Quando diventa rischioso il debito pubblico?

BERKELEY – Un governo che non imponga tasse in misura sufficiente a coprire la spesa è destinato a incorrere in ogni sorta di problemi generati dal debito pubblico. In tali circostanze, i tassi d'interesse nominali tendono ad aumentare perché gli obbligazionisti hanno paura dell'inflazione; d’altro canto, i dirigenti aziendali fanno del proprio meglio per tutelarsi trasferendo la ricchezza al di fuori delle imprese che gestiscono per timore di un aumento delle imposte sulle società.

Inoltre, i tassi d’interesse reali tendono anch’essi ad aumentare a causa dell'incertezza politica, rendendo molti degli investimenti socialmente produttivi non redditizi.
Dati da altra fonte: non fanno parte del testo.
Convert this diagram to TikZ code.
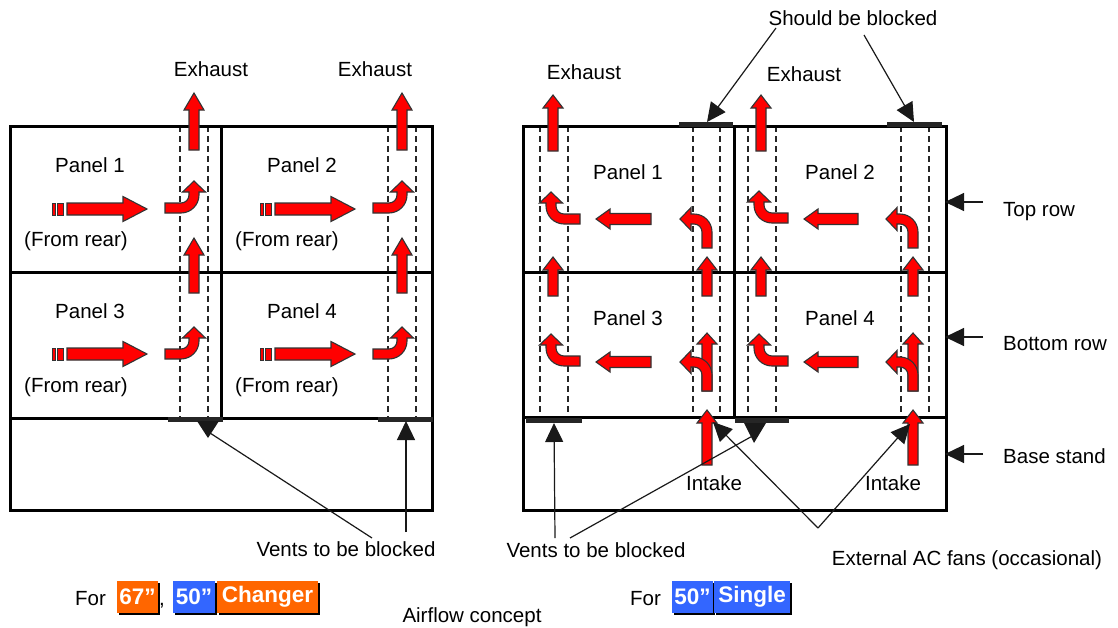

E una volta che l'inflazione prende piede, si riduce la ripartizione del lavoro. Quella che una volta era un’ampia rete tenuta insieme da sottili vincoli monetari si spezzetta in reti più piccole consolidate da legami di fiducia personale e di obbligo sociale. E una ridotta ripartizione del lavoro significa scarsa produttività.

Quanto appena descritto è ciò che alla fine accade se un governo non impone tasse in misura sufficiente a coprire la spesa. Ma ciò può succedere fintanto che i tassi d’interesse restano bassi, i prezzi delle azioni esuberanti e l'inflazione contenuta? Io e altri economisti - tra cui Larry Summers, Laura Tyson, Paul Krugman e molti altri - crediamo di no.